Weiss and Martin wanted to spark ideas for the posters. They showed students artwork. It was by other artists. And they got the kids asking questions: How can I support someone? How has someone supported me?
Then the kids put up their posters. They put them around town. There were more than 150 posters. They were in English and in Spanish. “Kids just ran with it,” Weiss says.COURTESY ASHERAH WEISS
Martin invited kids to record pep talks for the telephone hotline. What happens when you ask a kid for advice? “They can immediately come up with three or four different ideas,” Martin says. This is “a testament to the amazing teachers and families that have been helping them over the past few years,” she says.
Making an Impact
So far, the PepToc Hotline has gotten nearly 5 million calls. They’re from all over the world (see “Going Global”). Why is the hotline so popular? “People need something to make them feel good in these times,” Darin Juric told TFK. He’s a fifth grader at West Side.
Rima Meechan is the principal. “We all just needed something positive,” she says. “We needed a light.”

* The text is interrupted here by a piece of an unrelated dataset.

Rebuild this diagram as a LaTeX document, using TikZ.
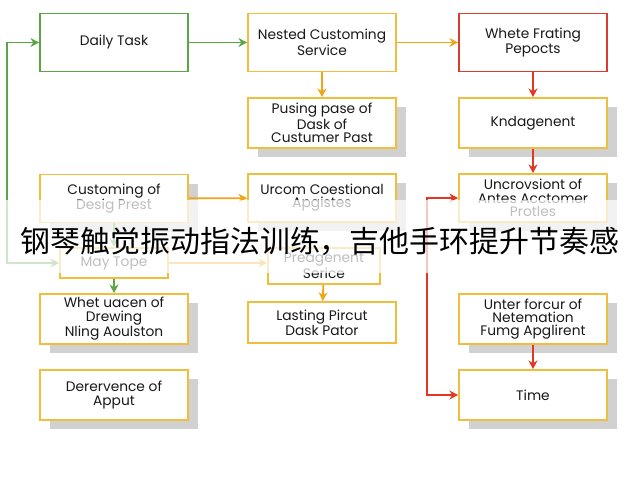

Weiss thinks there’s a lesson in the project. Small acts can have a big impact. “If you have an idea, just try to do it and see what happens,” she says.
Martin agrees. “I think kids really need to understand that they have extraordinary power,” she says. “It really does just take a few words of kindness to uplift the world.”
West Side students know this. They’re thinking about new messages. They plan to record them for the PepToc Hotline.
The PepToc Hotline has fans around the world. They’re in Argentina, Australia, and France. They’re in Germany and Mexico. And they’re in the Netherlands, New Zealand, and South Africa.
Bella Yana Abel is “incredibly surprised” by this. She’s a fifth grader at West Side. “It started as a little hotline at a little school in a little town, and suddenly it’s worldwide famous,” she says. But “people should know that PepToc isn’t about being famous,” she adds. “It’s about making people happy.”